The Breaking Point, 1950

This is great stuff. The Breaking Point has the best kind of noir hero: an ordinary guy whose desperation gets him mixed up in the sordid underworld. John Garfield’s Harry is literally a fish out of water; his fishing boat business failing, he throws in with increasingly dangerous lot of characters. Patricia Neal plays the semi-femme fatale Leona, while Harry’s steady but bedraggled wife, Lucy (Phyllis Thaxter), has the kids, Harry, and Leona to worry about. Both women give superb performances; very nuanced and three-dimensional. Juana Hernandez, as Harry’s partner Wesley, is a sort of counterpart to Lucy, tremendously loyal, yet knowingly critical of Harry.

Harry does often seem insufferable. He’s angry, moody, and terse most of the time. Of course, he hardly spends a scene without pressure. Strangely, Leona, though she really has nothing to do with the criminal elements, seems to insinuate herself more into Harry’s life the deeper he falls into crime. She’s a sort of emotional distraction from Harry and Lucy’s otherwise comfortable domesticity; the underworld stuff is Harry’s physical distraction. As others have noted, the bar scene with both women is unique. They size each other up, coming away with a touch of mutual respect. They’re probably a bit envious of each other, but for different reasons. Even the kids act with subtlety; they have fun, but complain, plead, and whine just as kids do. No ideal family, no ideal relationships, but reassuringly decency. Just when you think Harry’s ready to junk everything for Leona, he backs out; ultimately, she just sort of fades away.
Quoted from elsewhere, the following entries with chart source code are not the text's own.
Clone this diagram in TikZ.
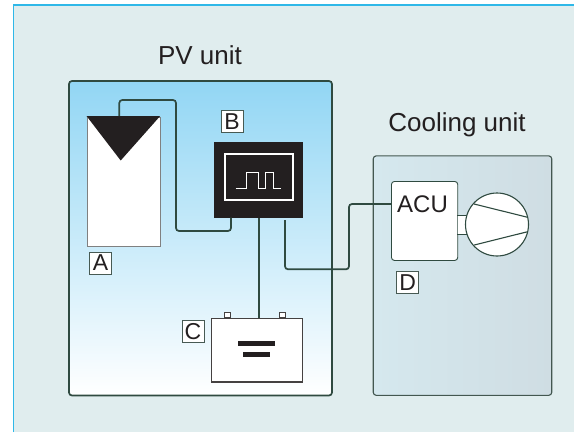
\documentclass[tikz,border=0pt]{standalone}
\usepackage{fontspec}
\setmainfont{Liberation Sans}
\definecolor{framebg}{HTML}{E0EDEE}
\definecolor{frameline}{HTML}{2FB8E8}
\definecolor{wire}{HTML}{2F4A40}
\definecolor{ink}{HTML}{231F20}
\definecolor{skytop}{HTML}{92D6F4}
\definecolor{coolL}{HTML}{D5E8EE}
\definecolor{coolR}{HTML}{CFDDE3}
\tikzset{
  wireline/.style={draw=wire,line width=1.7pt,rounded corners=3pt},
  lettertag/.style={draw=wire!70!gray,fill=white,line width=.8pt,inner sep=0pt,minimum width=22pt,minimum height=22pt,text=ink,font=\fontsize{23}{23}\selectfont},
  titletext/.style={text=ink,font=\fontsize{26}{26}\selectfont,inner sep=0pt},
}
\begin{document}
\begin{tikzpicture}[x=1pt,y=-1pt]
\useasboundingbox (0,0) rectangle (574,432);
\fill[white] (0,0) rectangle (574,432);
\fill[framebg] (13.5,5) rectangle (574,432);
\draw[frameline,line width=1.3pt] (13.5,432) -- (13.5,5) -- (574,5);
\node[titletext] (pvt) at (200,55) {PV unit};
\node[titletext] (cot) at (457,125) {Cooling unit};
\draw[draw=wire,line width=1.7pt,rounded corners=3pt,top color=skytop,bottom color=white] (69,81) rectangle (332,395.5);
\node[draw=wire!75!gray,line width=1.1pt,rounded corners=3pt,left color=coolL,right color=coolR,minimum width=178.5pt,minimum height=239.5pt,inner sep=0pt,anchor=north west] (cool) at (372.7,155.3) {};
% PV
\node[draw=gray,fill=white,line width=.9pt,minimum width=73.3pt,minimum height=129.3pt,inner sep=0pt,anchor=north west] (pv) at (86.7,116.7) {};
\fill[ink] (86.7,116.2) -- (160,116.2) -- (120.7,160.5) -- cycle;
% Controller
\node[fill=ink,minimum width=89pt,minimum height=75.7pt,inner sep=0pt,anchor=north west] (ctrl) at (214,142) {};
\node[draw=white,line width=1.7pt,minimum width=67.7pt,minimum height=46pt,inner sep=0pt,anchor=north west] (scr) at (224.3,153.3) {};
\draw[white,line width=1.5pt] (235.7,188.3) -- (246.7,188.3) -- (246.7,172.3) -- (258.3,172.3) -- (258.3,188.3) -- (265.7,188.3) -- (265.7,172.3) -- (273.3,172.3) -- (273.3,188.3) -- (280.7,188.3);
% Battery
\node[draw=ink!85,fill=white,line width=1.2pt,minimum width=91.3pt,minimum height=63.3pt,inner sep=0pt,anchor=north west] (bat) at (210.7,318) {};
\node[draw=ink!85,fill=white,line width=1pt,minimum width=6.4pt,minimum height=5.3pt,inner sep=0pt,anchor=south] (tl) at (227.5,318) {};
\node[draw=ink!85,fill=white,line width=1pt,minimum width=6.4pt,minimum height=5.3pt,inner sep=0pt,anchor=south] (tr) at (282.5,318) {};
\fill[ink] (238,341) rectangle (275.3,346.3);
\fill[ink] (242.7,352) rectangle (270.3,357.3);
% ACU
\node[draw=wire,fill=white,line width=.9pt,rounded corners=3pt,minimum width=66.3pt,minimum height=79pt,inner sep=0pt,anchor=north west] (acu) at (391,181) {};
\node[text=ink,inner sep=0pt,font=\fontsize{24}{24}\selectfont] (acut) at (422.5,204) {ACU};
% Compressor
\node[fill=white,minimum width=12pt,minimum height=18.7pt,inner sep=0pt,anchor=west] (link) at (457.3,225) {};
\draw[wire,line width=1pt] (link.north west) -- (link.north east) (link.south west) -- (link.south east);
\node[draw=wire,fill=white,circle,line width=1.1pt,minimum size=63pt,inner sep=0pt] (comp) at (497,224.5) {};
\draw[wire,line width=1.1pt] (474,204) -- (527.7,217.3) (474.3,245) -- (527.7,231.7);
% Wires
\draw[wireline] (119.3,116) -- (119.3,100) -- (176,100) -- (176,231) -- (231,231) -- (231,217.7);
\draw[wireline] (259.3,217.7) -- (259.3,318);
\draw[wireline] (285,220) -- (285,269.3) -- (349,269.3) -- (349,204) -- (391,204);
% Tags
\node[lettertag] (tA) at (100.5,263) {A};
\node[lettertag] (tB) at (232,121.7) {B};
\node[lettertag] (tC) at (193,331.5) {C};
\node[lettertag] (tD) at (407.7,282.5) {D};
\end{tikzpicture}
\end{document}
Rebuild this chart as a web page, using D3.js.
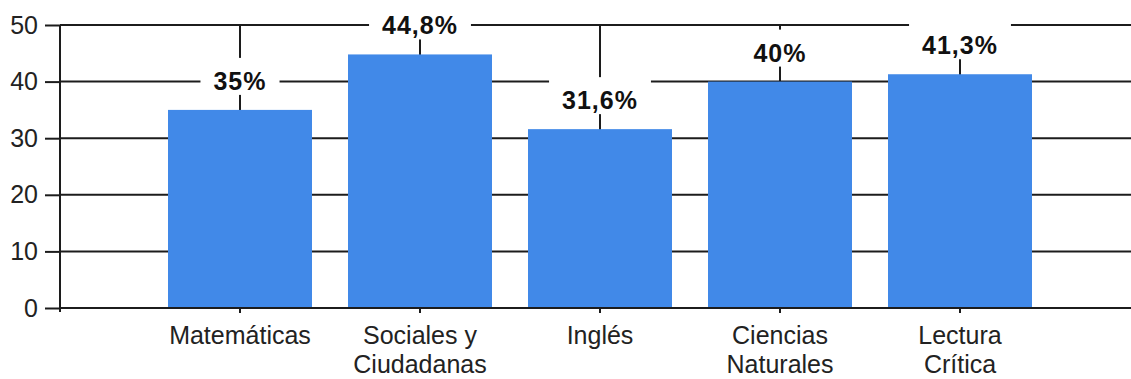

Harry’s not the greatest guy, but his stubborn streak is understandable. Why should he give up what he’s good at, and likes to do, for something (the in-law’s) lettuce business, that he knows nothing about? Equally, it makes sense to change, as Lucy points out. There’s choices, but nothing is a sure thing. Like all good noir movies, the stakes only increase in danger until there’s a literal breaking point. The pacing moves us quickly from Harry’s financial jam to the scam that results in Leona’s attachment to Harry, then to the smuggling episode, and finally the lethal heist. Ironically, the boat, which ought to represent freedom and adventure, becomes a vehicle for each tawdry subplot.

Despite plenty of violence, and a fairly high body-count, I found The Breaking Point oddly uplifting. Stubborn to the end, Harry gives in to Lucy’s pleading that amputating his arm beats dying. You feel the domestic world restored, with all of its unpredictability. The opposite consequence falls on Wesley’s son, as he’s left all alone, seemingly unnoticed on the dock, his father dead. That’s an incredibly poignant scene. Nothing good comes out of the criminal experiences; the point may simply be that not all is lost, either.

Everything’s of a piece here. Visually, the scene with dusk silhouetting Harry as he’s lost in thought before the heist sequence is captivating, as is the dark room in Duncan’s office with the gangsters looming in and out of the lamplight. Definitely worth watching more than once. 9/10.